Optimally Stopped Optimization

TL;DR

This paper introduces an optimal stopping-based benchmarking method for probabilistic optimization algorithms, balancing solution quality and call costs, and demonstrates its effectiveness on classical and quantum solvers.

Contribution

It formulates a new benchmarking approach using optimal stopping theory that accounts for call costs and provides unbiased performance metrics.

Findings

Optimal stopping provides a flexible cost measure for benchmarking.

D-Wave quantum annealer outperforms classical HFS solver on large MAX2SAT instances.

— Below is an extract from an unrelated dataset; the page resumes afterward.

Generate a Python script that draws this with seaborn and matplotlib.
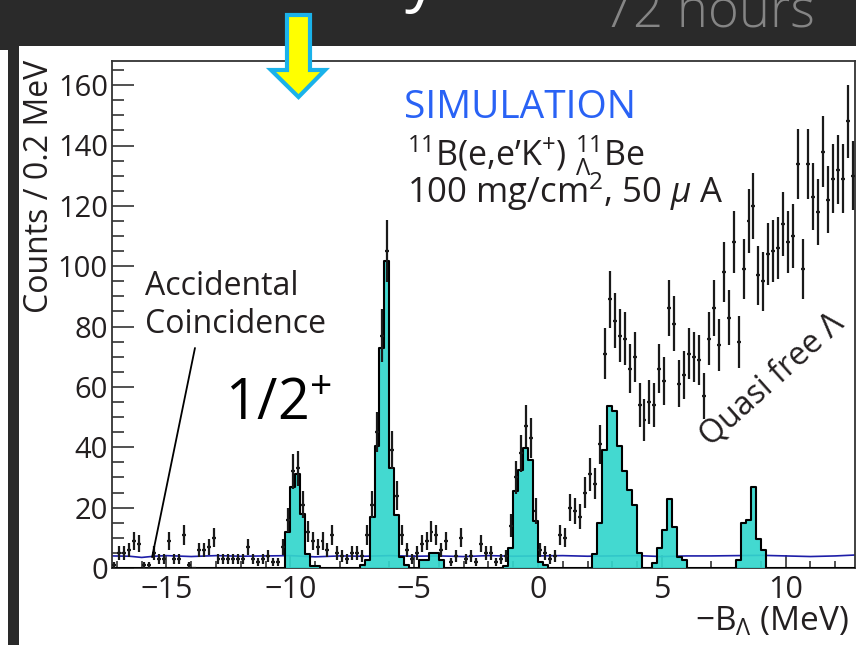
import numpy as np
import pandas as pd
import matplotlib
matplotlib.use("Agg")
import matplotlib.pyplot as plt
import seaborn as sns
from matplotlib.patches import Rectangle, Polygon
from matplotlib.ticker import MultipleLocator

# ---------------- data ----------------
x_range = (-17.2, 12.8)          # MeV, axis range
bin_width = 0.2                  # MeV per bin
n_bins = 150

# measured spectrum (counts per 0.2 MeV), bins from -17.1 to 12.7 (centers)
data_left = [1, 5, 5, 6, 9, 8, 1, 1, 5, 3, 3, 9, 3, 3, 11, 1, 0, 6, 6, 7,
             10, 3, 3, 3, 3, 3, 3, 7, 3, 2, 3, 4, 2, 2, 7]
data_peak1 = [16, 32, 33, 21, 12, 9, 7, 9, 6, 11, 5, 4, 3, 5, 5]
data_peak2 = [4, 11, 21, 45, 77, 105]
data_mid = [39, 24, 11, 6, 3, 5, 8, 9, 12, 11, 6, 9, 2, 4, 10, 3, 4, 2, 8, 5,
            5, 2, 3, 4]
data_peak3 = [14, 30, 38, 47, 43, 19]
data_rise = [6, 5, 3, 4, 11, 10, 20, 19, 17, 25, 31, 28, 41, 71, 89]
data_qf1 = [82, 77, 76, 66, 70, 54, 49, 55, 54, 66, 62, 86, 81, 61, 64, 71, 70]
data_qf2 = [69, 57, 76, 86, 74, 98, 83, 108, 75, 99, 115, 120, 97, 95, 104,
            105, 106, 114, 108, 110, 134, 99, 134, 123, 118, 138, 122, 129,
            132, 129, 148, 130]

# simulated hypernuclear peaks (cyan histogram): first bin center + counts
peak_a_start, peak_a = -10.1, [12, 27, 31, 18, 4.6, 0.7, 0.7]
peak_b_start, peak_b = -7.1, [1, 2.6, 16.8, 40.4, 72.8, 101.7, 33, 17.6, 3.5, 1]
peak_c_start, peak_c = -4.7, [2.6, 2.6, 4.9, 4.9, 2.6]
peak_d_start, peak_d = -1.3, [0.7, 6.5, 25.5, 32.6, 39.7, 35.7, 15.7, 2, 1]
peak_e_start, peak_e = 2.3, [4.6, 14.8, 39, 53.7, 52, 40.3, 32, 26, 21, 5]
peak_f_start, peak_f = 4.7, [1.5, 6.5, 12.7, 22.8, 13.6, 3.8, 2.7]
peak_g_start, peak_g = 8.1, [2.6, 14.8, 16, 26.7, 9.5, 5.8]

# accidental coincidence estimate (blue line)
bg_x = [-17.2, -16.5, -16, -15.5, -15, -14, -13, -12, -11, -10, -9, -8, -7,
        -6, -5, -4, -3, -2, -1, 0, 1, 2, 3, 4, 5, 6, 7, 8, 9, 10, 11, 12, 12.8]
bg_y = [4.0, 3.9, 3.5, 3.9, 4.1, 3.8, 4.1, 3.9, 4.0, 4.1, 3.7, 4.0, 3.9,
        4.1, 3.9, 4.0, 3.8, 4.1, 3.9, 4.0, 4.1, 3.9, 4.0, 4.1, 3.8, 4.0,
        4.0, 4.1, 4.2, 4.0, 3.8, 4.0, 4.3]

x_major = [-15, -10, -5, 0, 5, 10]
y_major = [0, 20, 40, 60, 80, 100, 120, 140, 160]

# ---------------- build tables ----------------
edges = [round(x_range[0] + bin_width * k, 3) for k in range(n_bins + 1)]
centers = np.round(np.array(edges[:-1]) + bin_width / 2, 3)
data_counts = np.array(data_left + data_peak1 + data_peak2 + data_mid +
                       data_peak3 + data_rise + data_qf1 + data_qf2, float)
signal = np.zeros(n_bins)
for start, vals in [(peak_a_start, peak_a), (peak_b_start, peak_b),
                    (peak_c_start, peak_c), (peak_d_start, peak_d),
                    (peak_e_start, peak_e), (peak_f_start, peak_f),
                    (peak_g_start, peak_g)]:
    i0 = int(round((start - centers[0]) / bin_width))
    signal[i0:i0 + len(vals)] = vals
df_sig = pd.DataFrame({"x": centers, "w": signal})

# ---------------- style ----------------
sns.set_theme(style="white")
plt.rcParams["font.family"] = ["Open Sans", "DejaVu Sans"]
plt.rcParams["mathtext.fontset"] = "custom"
plt.rcParams["mathtext.rm"] = "Open Sans"
plt.rcParams["mathtext.it"] = "Open Sans:italic"
plt.rcParams["mathtext.bf"] = "Open Sans:bold"
plt.rcParams["axes.unicode_minus"] = True

W, H = 856, 645
def fp(x, y):
    return x / W, 1 - y / H

dark_txt = "#231f20"
fig = plt.figure(figsize=(W / 100, H / 100), dpi=100, facecolor="#2a2a2a")
fig.add_artist(Rectangle((19 / W, 0), 1 - 19 / W, (H - 46) / H,
                         transform=fig.transFigure, facecolor="white",
                         edgecolor="none", zorder=-10))
fig.add_artist(Rectangle((0, 0), 8 / W, (H - 50) / H,
                         transform=fig.transFigure, facecolor="white",
                         edgecolor="none", zorder=-10))

ax = fig.add_axes([112 / W, (H - 568) / H, (855 - 112) / W, (568 - 61) / H])
ax.set_facecolor("white")

# background line
sns.lineplot(x=bg_x, y=bg_y, color="#1e1ea8", linewidth=1.2, ax=ax, zorder=2)
# simulated peaks
sns.histplot(data=df_sig, x="x", weights="w", bins=edges, element="step",
             fill=True, color="#33d6cc", alpha=0.92, linewidth=0, ax=ax,
             zorder=3)
sns.histplot(data=df_sig, x="x", weights="w", bins=edges, element="step",
             fill=False, color="black", linewidth=1.5, ax=ax, zorder=4)
# data points
ax.errorbar(centers, data_counts, yerr=np.sqrt(data_counts), xerr=0.08,
            fmt="none", ecolor="#1a1a1a", elinewidth=1.6, capsize=0, zorder=5)

ax.set_xlim(*x_range)
ax.set_ylim(0, 168)
ax.set_xlabel("")
ax.set_ylabel("")
ax.set_xticks(x_major)
ax.set_yticks(y_major)
ax.xaxis.set_minor_locator(MultipleLocator(1))
ax.yaxis.set_minor_locator(MultipleLocator(5))
for s in ax.spines.values():
    s.set_visible(True)
    s.set_color("#333333")
    s.set_linewidth(1.3)
ax.tick_params(axis="both", which="both", direction="in", top=False,
               right=False, bottom=True, left=True, colors="#333333",
               labelcolor=dark_txt)
ax.tick_params(axis="y", which="major", length=15.8, width=1.2, labelsize=21, pad=3)
ax.tick_params(axis="y", which="minor", length=8.4, width=1.2)
ax.tick_params(axis="x", which="major", length=9.4, width=1.2, labelsize=22, pad=5)
ax.tick_params(axis="x", which="minor", length=4.7, width=1.2)

# axis titles
fig.text(*fp(40, 186), "Counts / 0.2 MeV", rotation=90, ha="center",
         va="center", fontsize=23, color=dark_txt)
fig.text(*fp(849, 631), "\u2212B$_{\\Lambda}$ (MeV)", ha="right",
         va="baseline", fontsize=24, color=dark_txt)

# annotations
fig.text(*fp(404, 118), "SIMULATION", ha="left", va="baseline",
         fontsize=28, color="#2962f5")
fig.text(*fp(407, 166), "$^{11}$B(e,e\u2019K$^{+}$) ${}^{11}_{\\Lambda}$Be",
         ha="left", va="baseline", fontsize=24.5, color=dark_txt)
fig.text(*fp(407, 203), "100 mg/cm$^{2}$, 50 $\\mu$ A",
         ha="left", va="baseline", fontsize=25, color=dark_txt)
fig.text(*fp(145, 295), "Accidental", ha="left", va="baseline",
         fontsize=23, color=dark_txt)
fig.text(*fp(145, 333), "Coincidence", ha="left", va="baseline",
         fontsize=23, color=dark_txt)
fig.text(*fp(225, 420), "1/2$^{+}$", ha="left", va="baseline",
         fontsize=40, color="black")
fig.text(*fp(772, 380), "Quasi free \u039b", ha="center", va="center",
         rotation=42, rotation_mode="anchor", fontsize=23, color=dark_txt)

# leader line for accidental coincidence
ax.plot([-13.85, -15.58], [72.9, 3.6], color="black", linewidth=1.3,
        zorder=6, clip_on=False)

# yellow arrow
arrow_px = [(287, 15), (310, 15), (310, 70), (325, 70), (298.5, 97),
            (271, 70), (287, 70)]
fig.add_artist(Polygon([fp(x, y) for x, y in arrow_px], closed=True,
                       transform=fig.transFigure, facecolor="#ffff00",
                       edgecolor="#1ab2ea", linewidth=3, zorder=20))

# header fragments of the slide
fig.text(*fp(603, 27), "72 hours", ha="left", va="baseline", fontsize=38,
         color="#858585", fontweight="light")
fig.text(*fp(405, -1), "y", ha="left", va="baseline", fontsize=46,
         color="white")

fig.savefig("out.png", dpi=100, facecolor=fig.get_facecolor())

Quantum annealer shows similar scaling behavior to classical heuristics.

Abstract

We combine the fields of heuristic optimization and optimal stopping. We propose a strategy for benchmarking randomized optimization algorithms that minimizes the expected total cost for obtaining a good solution with an optimal number of calls to the solver. To do so, rather than letting the objective function alone define a cost to be minimized, we introduce a further cost-per-call of the algorithm. We show that this problem can be formulated using optimal stopping theory. The expected cost is a flexible figure of merit for benchmarking probabilistic solvers that can be computed when the optimal solution is not known, and that avoids the biases and arbitrariness that affect other measures. The optimal stopping formulation of benchmarking directly leads to a real-time, optimal-utilization strategy for probabilistic optimizers with practical impact. We apply our formulation to benchmark simulated annealing on a class of MAX2SAT problems. We also compare the performance of a D-Wave 2X quantum annealer to the HFS solver, a specialized classical heuristic algorithm designed for low tree-width graphs. On a set of frustrated-loop instances with planted solutions defined on up to N = 1098 variables, the D-Wave device is two orders of magnitude faster than the HFS solver, and, modulo known caveats related to suboptimal annealing times, exhibits identical scaling with problem size.